🤖 AI Summary
This work proposes a phoneme-level end-to-end automatic speech recognition (ASR) approach for Vietnamese that explicitly incorporates syllabic phonological constraints during decoding to generate valid syllables from a compact phoneme inventory. Unlike conventional ASR systems that rely on character- or subword-level units and require large vocabularies, the proposed method leverages the intricate syllable structure of Vietnamese without needing additional training data or pretrained models. Evaluated on the LSVSC and UIT-ViMD benchmarks, the system outperforms strong baselines such as PhoWhisper and Wav2Vec2, achieving higher recognition accuracy with a substantially reduced vocabulary size.

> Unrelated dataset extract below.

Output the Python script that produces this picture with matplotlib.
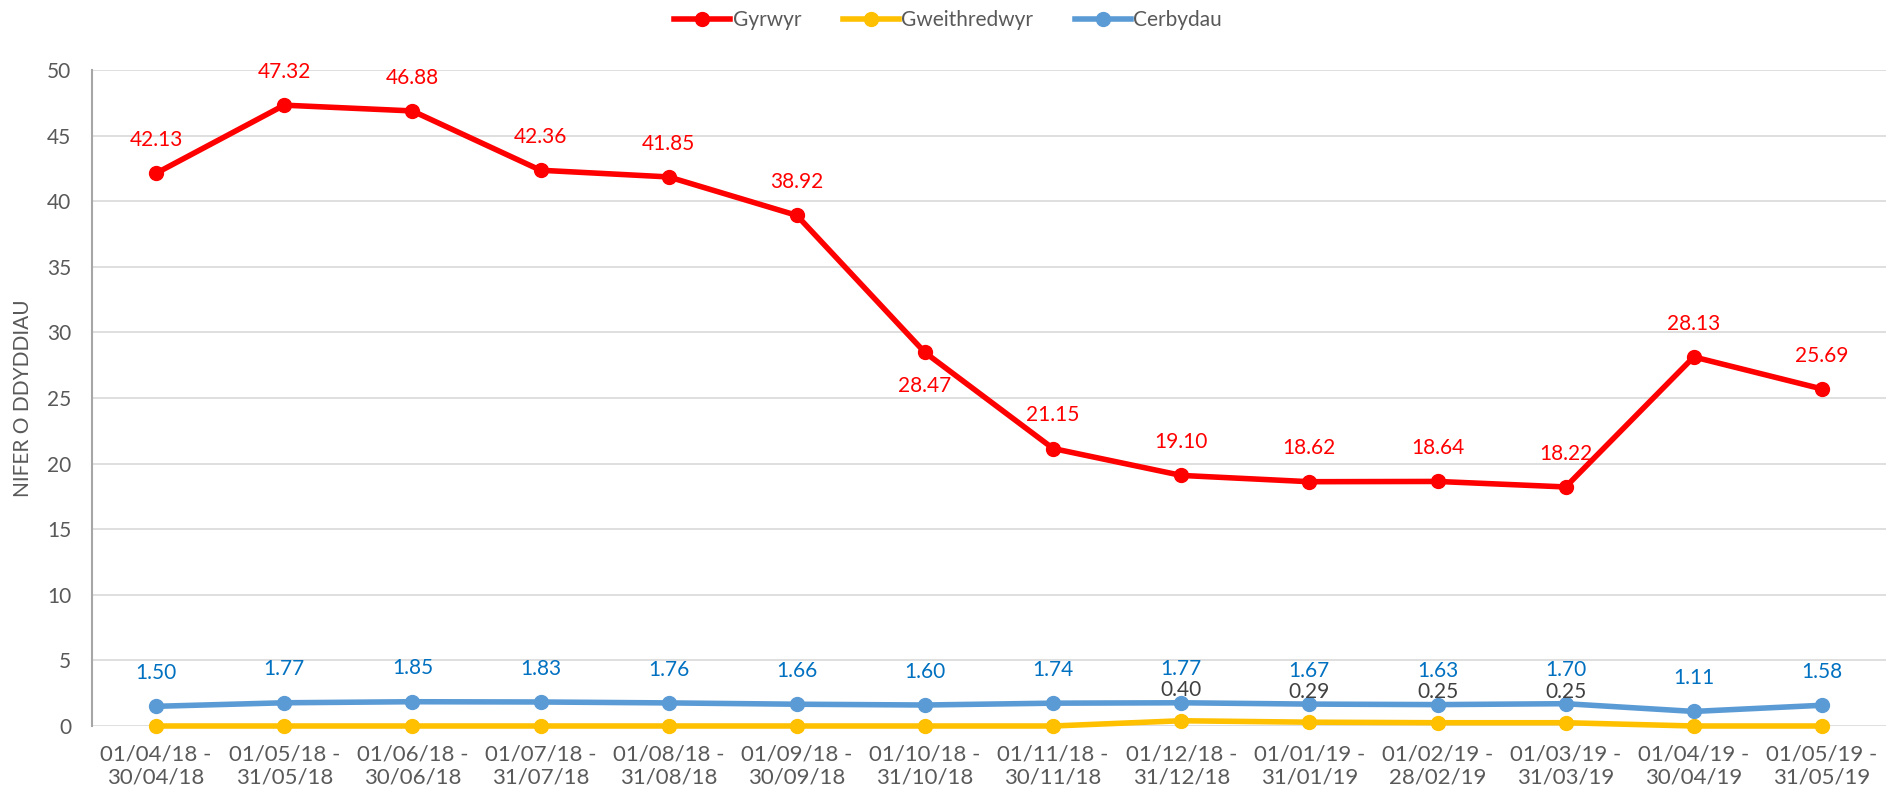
import matplotlib
matplotlib.use("Agg")
from matplotlib import pyplot as plt

plt.rcParams['font.family'] = ['Lato', 'DejaVu Sans']

# 时间段
periods = ['01/04/18 -\n30/04/18', '01/05/18 -\n31/05/18', '01/06/18 -\n30/06/18',
           '01/07/18 -\n31/07/18', '01/08/18 -\n31/08/18', '01/09/18 -\n30/09/18',
           '01/10/18 -\n31/10/18', '01/11/18 -\n30/11/18', '01/12/18 -\n31/12/18',
           '01/01/19 -\n31/01/19', '01/02/19 -\n28/02/19', '01/03/19 -\n31/03/19',
           '01/04/19 -\n30/04/19', '01/05/19 -\n31/05/19']
# 三条线的数值
gyrwyr = [42.13, 47.32, 46.88, 42.36, 41.85, 38.92, 28.47, 21.15, 19.10, 18.62, 18.64, 18.22, 28.13, 25.69]
gweithredwyr = [0, 0, 0, 0, 0, 0, 0, 0, 0.40, 0.29, 0.25, 0.25, 0, 0]
cerbydau = [1.50, 1.77, 1.85, 1.83, 1.76, 1.66, 1.60, 1.74, 1.77, 1.67, 1.63, 1.70, 1.11, 1.58]

red = '#ff0000'
yellow = '#ffc000'
blue = '#5b9bd5'
fs = 15

fig = plt.figure(figsize=(18.96, 8.02), dpi=100)
ax = fig.add_axes([92 / 1896, 76 / 802, (1886 - 92) / 1896, (726 - 70) / 802])

x = range(len(periods))
ax.plot(x, gyrwyr, color=red, lw=4, marker='o', ms=10, label='Gyrwyr', zorder=4, clip_on=False)
ax.plot(x, gweithredwyr, color=yellow, lw=4, marker='o', ms=10, label='Gweithredwyr', zorder=3, clip_on=False)
ax.plot(x, cerbydau, color=blue, lw=4, marker='o', ms=10, label='Cerbydau', zorder=3, clip_on=False)

# 数据标签
for i, v in enumerate(gyrwyr):
    dy = -24 if i == 6 else 24
    ax.annotate('%.2f' % v, (i, v), xytext=(0, dy), textcoords='offset points',
                ha='center', va='center', color=red, fontsize=fs)
for i, v in enumerate(cerbydau):
    ax.annotate('%.2f' % v, (i, v), xytext=(0, 24), textcoords='offset points',
                ha='center', va='center', color='#0070c0', fontsize=fs)
for i, v in enumerate(gweithredwyr):
    if v > 0:
        ax.annotate('%.2f' % v, (i, v), xytext=(0, 22), textcoords='offset points',
                    ha='center', va='center', color='#404040', fontsize=fs)

ax.set_xlim(-0.5, len(periods) - 0.5)
ax.set_ylim(0, 50)
ax.set_yticks(range(0, 51, 5))
ax.set_xticks(list(x))
ax.set_xticklabels(periods, fontsize=16, linespacing=1.2)
ax.tick_params(axis='both', length=0, labelcolor='#595959')
ax.tick_params(axis='y', labelsize=fs, pad=15)
ax.tick_params(axis='x', pad=13)
ax.grid(axis='y', color='#d9d9d9', lw=1.2)
ax.set_axisbelow(True)
for s in ['top', 'right', 'bottom']:
    ax.spines[s].set_visible(False)
ax.spines['left'].set_color('#a6a6a6')
ax.spines['left'].set_linewidth(1.5)
ax.set_ylabel('NIFER O DDYDDIAU', fontsize=fs, color='#595959')
ax.yaxis.set_label_coords(-0.033, 0.5)

fig.legend(loc='upper center', bbox_to_anchor=(0.5, 1.011), ncol=3, frameon=False,
           fontsize=fs, labelcolor='#595959', handlelength=2.7, columnspacing=2,
           handletextpad=0.1)

plt.savefig('out.png', dpi=100)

Notably, it demonstrates robust performance across multiple dialects, highlighting its effectiveness in handling linguistic variation inherent in Vietnamese speech.
📝 Abstract
Most Automatic Speech Recognition (ASR) systems formulate transcription as a prediction problem over orthographic units such as characters, subwords, or words. Although effective, such representations do not explicitly reflect the phonetic structure of speech and often require large vocabularies to maintain adequate coverage. In this work, we are motivated from the phonemic features of Vietnamese to propose a Syllabic-Structure Decoder for ASR, which models speech at the phoneme level instead of the orthographic level. Our approach explicitly captures the phonological composition of syllables, enabling the decoder to generate valid syllabic structures from a compact phonemic inventory. This design more closely aligns with the phonetic realization of speech while significantly reducing vocabulary size. Experimental results on two benchmarks: LSVSC, representing standard speech, and UIT-ViMD, a multi-dialect corpus containing diverse regional pronunciations, show that our method consistently outperforms strong previous baselines, especially pretrained baselines such as PhoWhisper and Wav2Vec2, despite using a substantially smaller vocabulary and no additional training resources. These results highlight the effectiveness of phoneme-based syllabic modeling for ASR in this language. Code for experimental reproducibility will be publicly available upon the acceptance of this paper.